Inception is an odd film. It looks wonderful thanks to the cinematography of regular Nolan collaborator and production designer Guy Hendrix Dyas but the script is very flawed. DiCaprio makes for a decent central protagonist, haunted by the death or absence of his wife Mal, played by the magnetic Marion Cotillard. His team of dream thieves consists of Eames (Tom Hardy), Arthur (Gordon-Leavitt) and Ariadne (Ellen Page). Page is the weak link here as her performance is flimsy and one-note and with such a pivotal role, she fails to hold it all together. The rest of the team are pretty good with Hardy’s muscular action work and Gordon-Leavitt’s lithe fight sequences looking very appealing on screen. Cotillard plays Cobb’s wife with haunting emotion. We even get a cameo from regular Nolan staple Michael Caine here too who is nearly always good value these days
Then there is the story and script itself. The central conceit about entering people’s dreams is a clever one and it allows Nolan to indulge in some of his more fanciful visual flourishes like the scene in the snow which is undoubtedly his nod to James Bond: On Her Majesty’s Secret Service. However there are moments when the characters could either be in a dream or in a dream within that dream. So it is all well and good to blur the boundaries of reality but this ambiguity makes it difficult at times for the viewer to follow what is happening.

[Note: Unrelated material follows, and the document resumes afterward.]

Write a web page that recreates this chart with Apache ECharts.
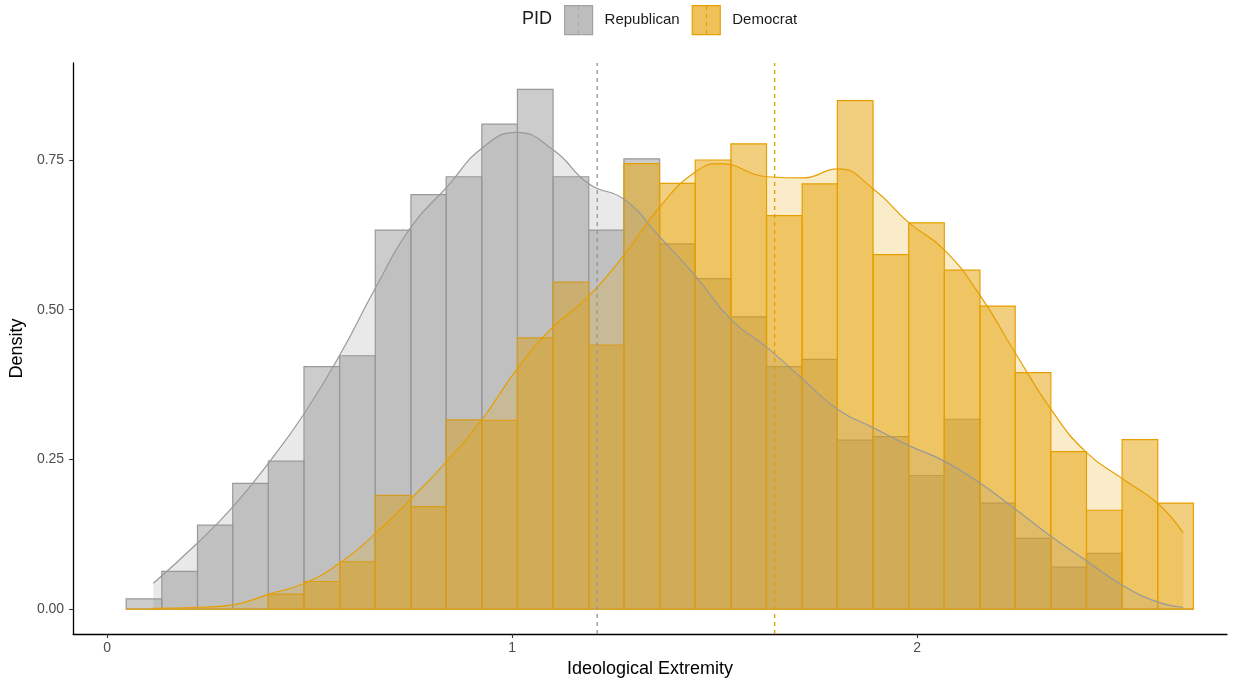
<!DOCTYPE html>
<html>
<head>
<meta charset="utf-8">
<title>Ideological Extremity by PID</title>
<script src="https://cdn.jsdelivr.net/npm/echarts@6/dist/echarts.min.js"></script>
<style>
  html, body { margin: 0; padding: 0; background: #ffffff; }
  #chart { width: 1245px; height: 683px; }
</style>
</head>
<body>
<div id="chart"></div>
<script>
// Histogram bin edges (30 bins) on the Ideological Extremity scale
const binEdges = [0.047, 0.135, 0.223, 0.310, 0.398, 0.486, 0.574, 0.662, 0.750, 0.837,
  0.925, 1.013, 1.101, 1.189, 1.276, 1.364, 1.452, 1.540, 1.628, 1.716,
  1.803, 1.891, 1.979, 2.067, 2.155, 2.242, 2.330, 2.418, 2.506, 2.594, 2.682];

// Histogram densities per bin
const republicanHist = [0.017, 0.063, 0.140, 0.210, 0.247, 0.405, 0.423, 0.633, 0.692, 0.722,
  0.810, 0.868, 0.722, 0.633, 0.752, 0.610, 0.552, 0.488, 0.405, 0.417,
  0.282, 0.288, 0.223, 0.317, 0.177, 0.118, 0.070, 0.093, 0.000, 0.000];
const democratHist = [0.000, 0.000, 0.000, 0.000, 0.025, 0.046, 0.079, 0.190, 0.171, 0.316,
  0.315, 0.453, 0.546, 0.441, 0.744, 0.711, 0.750, 0.777, 0.657, 0.710,
  0.849, 0.592, 0.645, 0.566, 0.506, 0.395, 0.263, 0.165, 0.283, 0.177];

// Kernel density estimates: [extremity, density]
const republicanKde = [[0.114, 0.043], [0.221, 0.109], [0.312, 0.172], [0.402, 0.247], [0.487, 0.327],
  [0.575, 0.425], [0.663, 0.537], [0.750, 0.638], [0.839, 0.705], [0.926, 0.770],
  [1.011, 0.796], [1.101, 0.767], [1.190, 0.710],
  [1.277, 0.684], [1.365, 0.621], [1.452, 0.557], [1.541, 0.483], [1.629, 0.437],
  [1.716, 0.385], [1.805, 0.333], [1.891, 0.303], [1.980, 0.273], [2.067, 0.247], [2.156, 0.210],
  [2.242, 0.167], [2.331, 0.121], [2.417, 0.081], [2.506, 0.040], [2.593, 0.012], [2.657, 0.003]];
const democratKde = [[0.114, 0.001], [0.230, 0.003], [0.311, 0.007], [0.400, 0.025], [0.487, 0.043],
  [0.575, 0.077], [0.662, 0.126], [0.750, 0.184], [0.839, 0.247], [0.926, 0.317], [1.011, 0.400],
  [1.101, 0.471], [1.190, 0.523], [1.277, 0.592], [1.365, 0.672], [1.452, 0.730], [1.514, 0.744],
  [1.629, 0.722], [1.716, 0.720], [1.805, 0.735],
  [1.891, 0.702], [1.980, 0.645], [2.067, 0.600], [2.156, 0.523], [2.242, 0.428], [2.331, 0.333],
  [2.417, 0.262], [2.506, 0.218], [2.593, 0.177], [2.657, 0.127]];

// Group means
const republicanMean = 1.210;
const democratMean = 1.648;

const xTicks = [0, 1, 2];
const yTicks = [0, 0.25, 0.5, 0.75];

const X_MIN = -0.084, X_MAX = 2.765;
const Y_MIN = -0.0417, Y_MAX = 0.912;

const GREY = '#999999';
const ORANGE = '#E69F00';
const FONT = '"Liberation Sans", Arial, Helvetica, sans-serif';

function histData(hist) {
  return hist.map((h, i) => [binEdges[i], binEdges[i + 1], h]);
}

function barRenderer(fill, stroke) {
  return function (params, api) {
    const x0 = api.value(0), x1 = api.value(1), h = api.value(2);
    const topLeft = api.coord([x0, h]);
    const bottomRight = api.coord([x1, 0]);
    return {
      type: 'rect',
      shape: {
        x: topLeft[0],
        y: topLeft[1],
        width: bottomRight[0] - topLeft[0],
        height: bottomRight[1] - topLeft[1]
      },
      style: { fill: fill, stroke: stroke, lineWidth: 1.2 }
    };
  };
}

function densitySeries(name, data, color, fill) {
  return {
    name: name,
    type: 'line',
    data: data,
    showSymbol: false,
    smooth: 0.5,
    lineStyle: { color: color, width: 1.2 },
    areaStyle: { color: fill }
  };
}

function meanSeries(name, value, color) {
  return {
    name: name,
    type: 'line',
    data: [[value, Y_MIN], [value, Y_MAX]],
    showSymbol: false,
    silent: true,
    lineStyle: { color: color, width: 1.4, type: [4, 4] }
  };
}

const chart = echarts.init(document.getElementById('chart'), null, { renderer: 'canvas' });

chart.setOption({
  animation: false,
  backgroundColor: '#ffffff',
  textStyle: { fontFamily: FONT },
  title: {
    text: 'PID',
    left: 522,
    top: 10,
    padding: 0,
    textStyle: { fontFamily: FONT, fontSize: 18, fontWeight: 'normal', color: '#1a1a1a' }
  },
  legend: {
    left: 564,
    top: 5,
    padding: 0,
    itemWidth: 28,
    itemHeight: 29,
    itemGap: 12,
    icon: 'rect',
    selectedMode: false,
    textStyle: { fontFamily: FONT, fontSize: 15, color: '#1a1a1a', padding: [0, 0, 0, 7] },
    data: [
      { name: 'Republican', itemStyle: { color: '#BDBDBD', borderColor: '#A3A3A3', borderWidth: 1.2 } },
      { name: 'Democrat', itemStyle: { color: '#EEC15A', borderColor: ORANGE, borderWidth: 1.2 } }
    ]
  },
  graphic: [
    {
      type: 'line', silent: true, z: 100,
      shape: { x1: 578.5, y1: 6, x2: 578.5, y2: 34 },
      style: { stroke: '#A8A8A8', lineWidth: 1.1, lineDash: [4, 4] }
    },
    {
      type: 'line', silent: true, z: 100,
      shape: { x1: 706.5, y1: 6, x2: 706.5, y2: 34 },
      style: { stroke: ORANGE, lineWidth: 1.1, lineDash: [4, 4] }
    }
  ],
  grid: { left: 73, right: 18, top: 63, bottom: 47, containLabel: false },
  xAxis: {
    type: 'value',
    min: X_MIN,
    max: X_MAX,
    name: 'Ideological Extremity',
    nameLocation: 'middle',
    nameGap: 26,
    nameTextStyle: { fontFamily: FONT, fontSize: 18, color: '#000000' },
    axisLine: { show: true, onZero: false, lineStyle: { color: '#000000', width: 1.3 } },
    axisTick: { show: true, length: 4, customValues: xTicks, lineStyle: { color: '#333333', width: 1.1 } },
    axisLabel: { customValues: xTicks, margin: 7, fontSize: 14, color: '#4D4D4D', fontFamily: FONT },
    splitLine: { show: false }
  },
  yAxis: {
    type: 'value',
    min: Y_MIN,
    max: Y_MAX,
    name: 'Density',
    nameLocation: 'middle',
    nameRotate: 90,
    nameGap: 44,
    nameTextStyle: { fontFamily: FONT, fontSize: 18, color: '#000000' },
    axisLine: { show: true, onZero: false, lineStyle: { color: '#000000', width: 1.3 } },
    axisTick: { show: true, length: 4, customValues: yTicks, lineStyle: { color: '#333333', width: 1.1 } },
    axisLabel: {
      customValues: yTicks,
      margin: 9,
      fontSize: 14,
      color: '#4D4D4D',
      fontFamily: FONT,
      formatter: v => v.toFixed(2)
    },
    splitLine: { show: false }
  },
  series: [
    {
      name: 'Republican',
      type: 'custom',
      renderItem: barRenderer('rgba(153,153,153,0.5)', GREY),
      encode: { x: [0, 1], y: 2 },
      data: histData(republicanHist)
    },
    {
      name: 'Democrat',
      type: 'custom',
      renderItem: barRenderer('rgba(230,159,0,0.5)', ORANGE),
      encode: { x: [0, 1], y: 2 },
      data: histData(democratHist)
    },
    densitySeries('Republican density', republicanKde, GREY, 'rgba(153,153,153,0.3)'),
    densitySeries('Democrat density', democratKde, ORANGE, 'rgba(230,159,0,0.3)'),
    meanSeries('Republican mean', republicanMean, GREY),
    meanSeries('Democrat mean', democratMean, ORANGE)
  ]
});
</script>
</body>
</html>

The visual concepts are strong mostly but Inception is let down by a weak script and a substandard performance from Page. It feels a little bit like Nolan is treading water here and there may have been a stronger film fighting to get out. It’s not a poorly made film but it is a film with intriguing concepts and a flawed execution. There is enough here for fans of Nolan but this is recommended with a few reservations.